Directions for this task
Write out the material exactly. Do not include the pictures.
* * * * * * *
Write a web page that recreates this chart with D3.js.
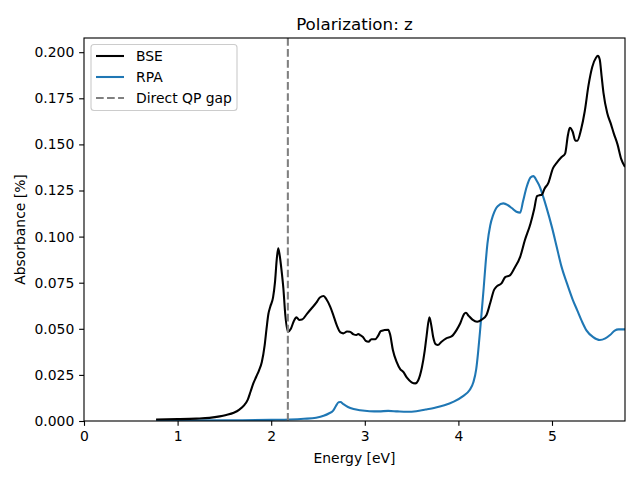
<!DOCTYPE html>
<html><head><meta charset="utf-8">
<script src="https://cdn.jsdelivr.net/npm/d3@7"></script>
<style>body{margin:0;background:#fff}svg{display:block;font-family:"DejaVu Sans",sans-serif}</style>
</head><body>
<script>
const bseE = [0.77,1.0,1.2,1.34,1.45,1.52,1.60,1.66,1.71,1.75,1.78,1.81,1.84,1.87,1.90,1.93,1.95,1.97,1.99,2.02,2.04,2.06,2.075,2.09,2.11,2.13,2.15,2.18,2.21,2.24,2.27,2.30,2.33,2.38,2.43,2.48,2.52,2.56,2.59,2.63,2.66,2.70,2.74,2.77,2.81,2.84,2.88,2.91,2.93,2.95,2.98,3.01,3.04,3.07,3.11,3.14,3.17,3.21,3.25,3.27,3.30,3.34,3.38,3.41,3.45,3.50,3.54,3.57,3.61,3.64,3.66,3.69,3.71,3.73,3.76,3.78,3.82,3.87,3.93,3.98,4.02,4.06,4.08,4.11,4.15,4.20,4.25,4.30,4.34,4.38,4.41,4.46,4.50,4.55,4.60,4.66,4.71,4.77,4.81,4.84,4.87,4.89,4.92,4.96,5.01,5.05,5.10,5.14,5.17,5.19,5.22,5.25,5.27,5.31,5.35,5.39,5.43,5.47,5.49,5.51,5.53,5.55,5.59,5.63,5.66,5.70,5.74,5.78];
const bseV = [0.0008,0.0010,0.0013,0.0017,0.0025,0.0033,0.0045,0.0062,0.0085,0.0116,0.016,0.0205,0.024,0.0275,0.032,0.041,0.050,0.058,0.062,0.067,0.075,0.088,0.0936,0.090,0.082,0.072,0.058,0.0484,0.050,0.054,0.0562,0.0548,0.055,0.058,0.061,0.064,0.067,0.0678,0.066,0.062,0.058,0.052,0.048,0.0475,0.0485,0.0484,0.047,0.0466,0.0472,0.0466,0.0455,0.0435,0.043,0.0443,0.0443,0.046,0.0487,0.0493,0.0495,0.047,0.0385,0.032,0.028,0.0267,0.0235,0.021,0.0204,0.022,0.029,0.038,0.046,0.0562,0.052,0.0457,0.0415,0.0412,0.043,0.0448,0.046,0.0493,0.053,0.058,0.0587,0.057,0.055,0.0538,0.055,0.0575,0.064,0.071,0.073,0.0746,0.078,0.079,0.083,0.089,0.098,0.107,0.115,0.122,0.1225,0.1226,0.126,0.129,0.137,0.140,0.143,0.145,0.155,0.159,0.157,0.152,0.152,0.158,0.168,0.182,0.192,0.197,0.198,0.196,0.187,0.178,0.167,0.161,0.156,0.150,0.142,0.1378];
const rpaE = [0.77,1.0,1.5,2.0,2.2,2.35,2.48,2.56,2.62,2.66,2.69,2.72,2.74,2.77,2.82,2.88,2.95,3.05,3.15,3.25,3.35,3.45,3.55,3.65,3.75,3.85,3.95,4.05,4.12,4.16,4.19,4.21,4.23,4.25,4.27,4.29,4.31,4.34,4.37,4.42,4.48,4.53,4.57,4.62,4.66,4.69,4.73,4.77,4.80,4.84,4.87,4.91,4.94,5.00,5.05,5.10,5.16,5.22,5.27,5.32,5.37,5.44,5.51,5.57,5.62,5.67,5.71,5.78];
const rpaV = [0.0002,0.0003,0.0004,0.0006,0.0008,0.0012,0.0018,0.0028,0.0042,0.0055,0.008,0.0102,0.0103,0.0092,0.0076,0.0065,0.0058,0.0053,0.0052,0.0055,0.0052,0.0050,0.0053,0.0062,0.0072,0.0085,0.0105,0.0135,0.0168,0.021,0.028,0.037,0.048,0.060,0.072,0.085,0.096,0.106,0.1115,0.1165,0.118,0.117,0.1155,0.1135,0.113,0.119,0.127,0.132,0.1328,0.130,0.127,0.121,0.116,0.105,0.0945,0.084,0.0746,0.066,0.060,0.054,0.049,0.0455,0.0439,0.0448,0.0466,0.049,0.0497,0.0497];
const qpGap = 2.178;
const xTicks = [0,1,2,3,4,5];
const yTicks = [0,0.025,0.05,0.075,0.1,0.125,0.15,0.175,0.2];
const seriesNames = ["BSE","RPA","Direct QP gap"];

const W=640,H=480, L=84, R=625, T=38, B=421;
const LW=2.08, DASH="7.7,3.33";
const svg=d3.select("body").append("svg").attr("width",W).attr("height",H);
const x=d3.scaleLinear().domain([0,5.78]).range([L,R]);
const y=d3.scaleLinear().domain([0,0.2077]).range([B,T]);

svg.append("clipPath").attr("id","c").append("rect").attr("x",L).attr("y",T).attr("width",R-L).attr("height",B-T);
const g=svg.append("g").attr("clip-path","url(#c)");
const line=d3.line().x(d=>x(d[0])).y(d=>y(d[1])).curve(d3.curveMonotoneX);
g.append("path").datum(rpaE.map((e,i)=>[e,rpaV[i]])).attr("d",line).attr("fill","none").attr("stroke","#1f77b4").attr("stroke-width",LW).attr("stroke-linejoin","round");
g.append("path").datum(bseE.map((e,i)=>[e,bseV[i]])).attr("d",line).attr("fill","none").attr("stroke","#000").attr("stroke-width",LW).attr("stroke-linejoin","round");
g.append("line").attr("x1",x(qpGap)).attr("x2",x(qpGap)).attr("y1",T).attr("y2",B).attr("stroke","#808080").attr("stroke-width",LW).attr("stroke-dasharray",DASH);

const xa=svg.append("g").attr("transform",`translate(0,${B})`).call(d3.axisBottom(x).tickValues(xTicks).tickFormat(d3.format("d")).tickSize(4.86).tickPadding(4.9));
const ya=svg.append("g").attr("transform",`translate(${L},0)`).call(d3.axisLeft(y).tickValues(yTicks).tickFormat(d3.format(".3f")).tickSize(4.86).tickPadding(4.9));
[xa,ya].forEach(a=>{a.select(".domain").remove();a.selectAll("text").attr("font-size",13.9).attr("font-family","DejaVu Sans").attr("fill","#000");a.selectAll("line").attr("stroke","#000").attr("stroke-width",1.11);});
svg.append("rect").attr("x",L).attr("y",T).attr("width",R-L).attr("height",B-T).attr("fill","none").attr("stroke","#000").attr("stroke-width",1.11);

svg.append("text").attr("x",(L+R)/2).attr("y",T-8).attr("text-anchor","middle").attr("font-size",16.7).text("Polarization: z");
svg.append("text").attr("x",(L+R)/2).attr("y",463).attr("text-anchor","middle").attr("font-size",13.9).text("Energy [eV]");
svg.append("text").attr("transform",`translate(25,${(T+B)/2}) rotate(-90)`).attr("text-anchor","middle").attr("font-size",13.9).text("Absorbance [%]");

const lg=svg.append("g");
lg.append("rect").attr("x",91).attr("y",44.5).attr("width",146).attr("height",66).attr("rx",3).attr("fill","#fff").attr("fill-opacity",0.8).attr("stroke","#cccccc").attr("stroke-width",1.11);
const styles=[{c:"#000",d:null},{c:"#1f77b4",d:null},{c:"#808080",d:DASH}];
seriesNames.forEach((n,i)=>{
  const yy=56+i*21;
  const l=lg.append("line").attr("x1",96).attr("x2",124).attr("y1",yy).attr("y2",yy).attr("stroke",styles[i].c).attr("stroke-width",LW);
  if(styles[i].d) l.attr("stroke-dasharray",styles[i].d);
  lg.append("text").attr("x",136).attr("y",yy+5).attr("font-size",13.9).text(n);
});
</script>
</body></html>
* * * * * * *
Answer to this task
Write a web page that recreates this chart with D3.js.
<!DOCTYPE html>
<html><head><meta charset="utf-8">
<script src="https://cdn.jsdelivr.net/npm/d3@7"></script>
<style>body{margin:0;background:#fff}svg{display:block;font-family:"DejaVu Sans",sans-serif}</style>
</head><body>
<script>
const bseE = [0.77,1.0,1.2,1.34,1.45,1.52,1.60,1.66,1.71,1.75,1.78,1.81,1.84,1.87,1.90,1.93,1.95,1.97,1.99,2.02,2.04,2.06,2.075,2.09,2.11,2.13,2.15,2.18,2.21,2.24,2.27,2.30,2.33,2.38,2.43,2.48,2.52,2.56,2.59,2.63,2.66,2.70,2.74,2.77,2.81,2.84,2.88,2.91,2.93,2.95,2.98,3.01,3.04,3.07,3.11,3.14,3.17,3.21,3.25,3.27,3.30,3.34,3.38,3.41,3.45,3.50,3.54,3.57,3.61,3.64,3.66,3.69,3.71,3.73,3.76,3.78,3.82,3.87,3.93,3.98,4.02,4.06,4.08,4.11,4.15,4.20,4.25,4.30,4.34,4.38,4.41,4.46,4.50,4.55,4.60,4.66,4.71,4.77,4.81,4.84,4.87,4.89,4.92,4.96,5.01,5.05,5.10,5.14,5.17,5.19,5.22,5.25,5.27,5.31,5.35,5.39,5.43,5.47,5.49,5.51,5.53,5.55,5.59,5.63,5.66,5.70,5.74,5.78];
const bseV = [0.0008,0.0010,0.0013,0.0017,0.0025,0.0033,0.0045,0.0062,0.0085,0.0116,0.016,0.0205,0.024,0.0275,0.032,0.041,0.050,0.058,0.062,0.067,0.075,0.088,0.0936,0.090,0.082,0.072,0.058,0.0484,0.050,0.054,0.0562,0.0548,0.055,0.058,0.061,0.064,0.067,0.0678,0.066,0.062,0.058,0.052,0.048,0.0475,0.0485,0.0484,0.047,0.0466,0.0472,0.0466,0.0455,0.0435,0.043,0.0443,0.0443,0.046,0.0487,0.0493,0.0495,0.047,0.0385,0.032,0.028,0.0267,0.0235,0.021,0.0204,0.022,0.029,0.038,0.046,0.0562,0.052,0.0457,0.0415,0.0412,0.043,0.0448,0.046,0.0493,0.053,0.058,0.0587,0.057,0.055,0.0538,0.055,0.0575,0.064,0.071,0.073,0.0746,0.078,0.079,0.083,0.089,0.098,0.107,0.115,0.122,0.1225,0.1226,0.126,0.129,0.137,0.140,0.143,0.145,0.155,0.159,0.157,0.152,0.152,0.158,0.168,0.182,0.192,0.197,0.198,0.196,0.187,0.178,0.167,0.161,0.156,0.150,0.142,0.1378];
const rpaE = [0.77,1.0,1.5,2.0,2.2,2.35,2.48,2.56,2.62,2.66,2.69,2.72,2.74,2.77,2.82,2.88,2.95,3.05,3.15,3.25,3.35,3.45,3.55,3.65,3.75,3.85,3.95,4.05,4.12,4.16,4.19,4.21,4.23,4.25,4.27,4.29,4.31,4.34,4.37,4.42,4.48,4.53,4.57,4.62,4.66,4.69,4.73,4.77,4.80,4.84,4.87,4.91,4.94,5.00,5.05,5.10,5.16,5.22,5.27,5.32,5.37,5.44,5.51,5.57,5.62,5.67,5.71,5.78];
const rpaV = [0.0002,0.0003,0.0004,0.0006,0.0008,0.0012,0.0018,0.0028,0.0042,0.0055,0.008,0.0102,0.0103,0.0092,0.0076,0.0065,0.0058,0.0053,0.0052,0.0055,0.0052,0.0050,0.0053,0.0062,0.0072,0.0085,0.0105,0.0135,0.0168,0.021,0.028,0.037,0.048,0.060,0.072,0.085,0.096,0.106,0.1115,0.1165,0.118,0.117,0.1155,0.1135,0.113,0.119,0.127,0.132,0.1328,0.130,0.127,0.121,0.116,0.105,0.0945,0.084,0.0746,0.066,0.060,0.054,0.049,0.0455,0.0439,0.0448,0.0466,0.049,0.0497,0.0497];
const qpGap = 2.178;
const xTicks = [0,1,2,3,4,5];
const yTicks = [0,0.025,0.05,0.075,0.1,0.125,0.15,0.175,0.2];
const seriesNames = ["BSE","RPA","Direct QP gap"];

const W=640,H=480, L=84, R=625, T=38, B=421;
const LW=2.08, DASH="7.7,3.33";
const svg=d3.select("body").append("svg").attr("width",W).attr("height",H);
const x=d3.scaleLinear().domain([0,5.78]).range([L,R]);
const y=d3.scaleLinear().domain([0,0.2077]).range([B,T]);

svg.append("clipPath").attr("id","c").append("rect").attr("x",L).attr("y",T).attr("width",R-L).attr("height",B-T);
const g=svg.append("g").attr("clip-path","url(#c)");
const line=d3.line().x(d=>x(d[0])).y(d=>y(d[1])).curve(d3.curveMonotoneX);
g.append("path").datum(rpaE.map((e,i)=>[e,rpaV[i]])).attr("d",line).attr("fill","none").attr("stroke","#1f77b4").attr("stroke-width",LW).attr("stroke-linejoin","round");
g.append("path").datum(bseE.map((e,i)=>[e,bseV[i]])).attr("d",line).attr("fill","none").attr("stroke","#000").attr("stroke-width",LW).attr("stroke-linejoin","round");
g.append("line").attr("x1",x(qpGap)).attr("x2",x(qpGap)).attr("y1",T).attr("y2",B).attr("stroke","#808080").attr("stroke-width",LW).attr("stroke-dasharray",DASH);

const xa=svg.append("g").attr("transform",`translate(0,${B})`).call(d3.axisBottom(x).tickValues(xTicks).tickFormat(d3.format("d")).tickSize(4.86).tickPadding(4.9));
const ya=svg.append("g").attr("transform",`translate(${L},0)`).call(d3.axisLeft(y).tickValues(yTicks).tickFormat(d3.format(".3f")).tickSize(4.86).tickPadding(4.9));
[xa,ya].forEach(a=>{a.select(".domain").remove();a.selectAll("text").attr("font-size",13.9).attr("font-family","DejaVu Sans").attr("fill","#000");a.selectAll("line").attr("stroke","#000").attr("stroke-width",1.11);});
svg.append("rect").attr("x",L).attr("y",T).attr("width",R-L).attr("height",B-T).attr("fill","none").attr("stroke","#000").attr("stroke-width",1.11);

svg.append("text").attr("x",(L+R)/2).attr("y",T-8).attr("text-anchor","middle").attr("font-size",16.7).text("Polarization: z");
svg.append("text").attr("x",(L+R)/2).attr("y",463).attr("text-anchor","middle").attr("font-size",13.9).text("Energy [eV]");
svg.append("text").attr("transform",`translate(25,${(T+B)/2}) rotate(-90)`).attr("text-anchor","middle").attr("font-size",13.9).text("Absorbance [%]");

const lg=svg.append("g");
lg.append("rect").attr("x",91).attr("y",44.5).attr("width",146).attr("height",66).attr("rx",3).attr("fill","#fff").attr("fill-opacity",0.8).attr("stroke","#cccccc").attr("stroke-width",1.11);
const styles=[{c:"#000",d:null},{c:"#1f77b4",d:null},{c:"#808080",d:DASH}];
seriesNames.forEach((n,i)=>{
  const yy=56+i*21;
  const l=lg.append("line").attr("x1",96).attr("x2",124).attr("y1",yy).attr("y2",yy).attr("stroke",styles[i].c).attr("stroke-width",LW);
  if(styles[i].d) l.attr("stroke-dasharray",styles[i].d);
  lg.append("text").attr("x",136).attr("y",yy+5).attr("font-size",13.9).text(n);
});
</script>
</body></html>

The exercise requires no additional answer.